Согнувшись, как раздавленный окурок, Витька Гребень наблюдал за детством мальчика Арсения…
Еще раньше, чем мне предстал Книппен, с моим сознанием произошло странное помрачение. Возможно, этому поспособствовали голосовые кульбиты Разумовского: множащиеся голоса педагогов — в юности и зрелости, мелодии и прочие звуковые эффекты — все вместе они резко поместили меня в странный кокон, за пределами которого бушевал жестокий вестибулярный хаос. Стоило повернуть голову от экрана или же чуть изменить наклон туловища, к примеру посмотреть под ноги, как сразу извне наваливались невозможные тошные центрифуги.
Неожиданно плоскость детского альманаха обернулась черной падающей вертикалью. Создавалось ощущение, что я рухнул в какой-то бесконечный колодец, только не я падал в нем, а он находился во мне, где-то внутри, в пищеводе, и я, проносясь через его пространство, словно брошенный гарпун, нанизывал на себя плеяду наставников-учеников, связанных между собой преемственностью какого-то преступления и перевоспитания. То была вывернутая наизнанку обратная генеалогия — ученик исторгал из чрева учителя, а тот разрешался очередным дидактическим родителем. Потом меня всего вздернуло, будто резко потянули невидимый линь. Я ощутил что-то вроде безболезненного крючка внутри головы, а затем меня поволокло наверх…
— Удивительный человек был Арсений Витальевич, — проговорил Разумовский взволнованным голосом Гребенюка. — Через годы пронес он обостренное чувство справедливости. Природная доброта и горячее сердце помогали ему разбираться в людях, понимать их слабости…
"Немое кино" закончилось. Я снова сидел, скрючившись на детском стульчике, и смотрел на экран. Тошноты уже не было. Тело полностью онемело. Я даже не мог толком пошевелить плечом, точно паук-Разумовский опутал меня своим диафильмом, как паутиной. Единственное, что мне удалось, это чуть раскачаться. За моей спиной немедля выразительно откашлялся Разумовский. Этот звук находился вне фильма и предназначался мне лично. Я понял, что Разум Аркадьевич недоволен моим поведением, просто пока ограничивается предупредительным кашлем, более того, он прекрасно знает, что я обездвижен.
На втором экране между Арсением Витальевичем Сухово и Витькой Гребнем заканчивался разговор "по душам".
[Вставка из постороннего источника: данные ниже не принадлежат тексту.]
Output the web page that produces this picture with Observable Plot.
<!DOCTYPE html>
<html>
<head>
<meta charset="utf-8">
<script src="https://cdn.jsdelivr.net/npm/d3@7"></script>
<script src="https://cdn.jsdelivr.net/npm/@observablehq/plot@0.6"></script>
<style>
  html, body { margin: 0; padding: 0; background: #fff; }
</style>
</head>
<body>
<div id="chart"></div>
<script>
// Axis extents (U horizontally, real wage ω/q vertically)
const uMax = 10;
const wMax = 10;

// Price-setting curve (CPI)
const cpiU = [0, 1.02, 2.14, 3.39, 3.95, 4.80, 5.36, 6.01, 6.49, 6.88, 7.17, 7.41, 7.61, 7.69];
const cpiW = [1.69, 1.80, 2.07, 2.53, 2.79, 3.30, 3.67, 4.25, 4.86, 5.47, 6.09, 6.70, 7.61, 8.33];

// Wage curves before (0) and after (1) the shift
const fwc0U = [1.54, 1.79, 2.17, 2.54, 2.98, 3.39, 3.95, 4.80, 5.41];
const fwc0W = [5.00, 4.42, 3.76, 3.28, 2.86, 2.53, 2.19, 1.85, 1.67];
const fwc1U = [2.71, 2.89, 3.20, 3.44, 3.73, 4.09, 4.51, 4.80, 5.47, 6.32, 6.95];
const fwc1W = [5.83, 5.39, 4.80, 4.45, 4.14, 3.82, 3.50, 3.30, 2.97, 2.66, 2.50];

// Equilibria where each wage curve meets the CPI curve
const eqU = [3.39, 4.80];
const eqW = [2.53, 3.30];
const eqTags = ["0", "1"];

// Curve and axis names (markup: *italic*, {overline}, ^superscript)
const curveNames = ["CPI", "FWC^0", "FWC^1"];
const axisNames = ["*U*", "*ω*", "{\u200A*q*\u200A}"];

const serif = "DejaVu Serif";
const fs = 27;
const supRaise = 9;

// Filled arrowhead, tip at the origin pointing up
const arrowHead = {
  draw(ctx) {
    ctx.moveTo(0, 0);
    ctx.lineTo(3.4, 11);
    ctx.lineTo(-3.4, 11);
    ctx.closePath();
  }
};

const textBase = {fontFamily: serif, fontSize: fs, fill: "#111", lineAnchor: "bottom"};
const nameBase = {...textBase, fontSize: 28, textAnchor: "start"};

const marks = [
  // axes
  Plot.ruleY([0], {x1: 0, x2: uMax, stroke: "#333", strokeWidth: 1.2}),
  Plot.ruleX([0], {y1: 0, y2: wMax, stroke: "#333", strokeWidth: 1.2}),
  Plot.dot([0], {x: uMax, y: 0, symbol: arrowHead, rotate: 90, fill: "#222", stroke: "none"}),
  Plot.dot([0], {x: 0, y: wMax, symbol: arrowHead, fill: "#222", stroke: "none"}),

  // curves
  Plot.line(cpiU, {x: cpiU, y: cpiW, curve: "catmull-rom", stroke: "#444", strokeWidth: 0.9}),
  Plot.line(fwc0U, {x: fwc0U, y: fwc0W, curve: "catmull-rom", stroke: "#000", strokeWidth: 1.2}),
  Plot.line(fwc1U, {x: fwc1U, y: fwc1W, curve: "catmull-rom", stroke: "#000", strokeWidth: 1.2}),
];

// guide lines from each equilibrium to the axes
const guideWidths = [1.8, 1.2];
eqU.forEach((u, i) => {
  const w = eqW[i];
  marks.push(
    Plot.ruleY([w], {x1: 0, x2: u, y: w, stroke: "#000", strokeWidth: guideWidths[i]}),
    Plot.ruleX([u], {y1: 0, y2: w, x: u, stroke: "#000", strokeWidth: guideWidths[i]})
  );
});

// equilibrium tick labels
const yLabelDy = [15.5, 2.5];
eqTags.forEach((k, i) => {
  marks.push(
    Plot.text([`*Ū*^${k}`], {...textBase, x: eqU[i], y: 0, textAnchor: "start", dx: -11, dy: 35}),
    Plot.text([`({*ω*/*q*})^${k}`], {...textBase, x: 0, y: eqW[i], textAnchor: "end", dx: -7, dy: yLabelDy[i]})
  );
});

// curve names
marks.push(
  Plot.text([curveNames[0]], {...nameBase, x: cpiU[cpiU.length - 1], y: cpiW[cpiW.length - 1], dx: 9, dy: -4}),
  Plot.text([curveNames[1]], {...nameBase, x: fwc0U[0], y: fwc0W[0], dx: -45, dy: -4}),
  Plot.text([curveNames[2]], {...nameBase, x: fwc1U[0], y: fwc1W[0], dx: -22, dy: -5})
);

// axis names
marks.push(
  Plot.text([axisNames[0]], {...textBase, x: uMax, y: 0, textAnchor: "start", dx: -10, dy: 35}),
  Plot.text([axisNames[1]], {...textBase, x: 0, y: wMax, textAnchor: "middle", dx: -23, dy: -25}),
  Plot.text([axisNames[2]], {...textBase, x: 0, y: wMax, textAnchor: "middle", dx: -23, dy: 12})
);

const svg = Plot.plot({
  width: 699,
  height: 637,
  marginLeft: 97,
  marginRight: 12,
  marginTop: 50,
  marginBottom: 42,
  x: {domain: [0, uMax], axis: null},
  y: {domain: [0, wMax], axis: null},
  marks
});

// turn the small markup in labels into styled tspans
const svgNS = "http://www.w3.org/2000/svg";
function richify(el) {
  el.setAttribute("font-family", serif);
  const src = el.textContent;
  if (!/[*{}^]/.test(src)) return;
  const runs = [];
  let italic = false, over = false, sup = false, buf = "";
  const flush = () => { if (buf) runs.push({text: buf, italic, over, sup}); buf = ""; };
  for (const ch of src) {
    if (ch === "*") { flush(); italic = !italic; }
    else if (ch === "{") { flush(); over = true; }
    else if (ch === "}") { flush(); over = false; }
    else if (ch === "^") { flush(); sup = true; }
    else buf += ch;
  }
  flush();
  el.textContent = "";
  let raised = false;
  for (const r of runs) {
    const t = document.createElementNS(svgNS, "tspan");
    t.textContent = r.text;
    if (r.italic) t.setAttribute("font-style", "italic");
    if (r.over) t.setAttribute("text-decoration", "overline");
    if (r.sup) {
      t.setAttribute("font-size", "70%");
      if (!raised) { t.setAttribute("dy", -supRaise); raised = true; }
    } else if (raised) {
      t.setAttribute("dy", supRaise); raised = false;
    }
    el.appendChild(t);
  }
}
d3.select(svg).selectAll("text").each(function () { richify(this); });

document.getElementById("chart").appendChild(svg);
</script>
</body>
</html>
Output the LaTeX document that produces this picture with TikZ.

После сеанса "волшебного фонаря" Витькино лицо было каким-то задумчивым и посветлевшим, я бы даже сказал — отчетливо побелевшим. Сошла чумазость, разгладился стариковский, в грязных морщинах лоб — одним словом, Витька похорошел.
"Я не добиваюсь от тебя раскаяния, — произнес Сухово, — а пытаюсь вместе с тобой разобраться, как ты дошел до жизни такой". — Витька Гребень насупился. Много в душе накопилось, в двух словах не передать. Арсений Витальевич не перебивая слушал горькую сбивчивую повесть мальчишки-беспризорника…
Собственно, самой "повести" не было. Вместо слов звучали трагичные, полные героизма аккорды — такими обычно или начинали, или заканчивали песни о Гражданской войне.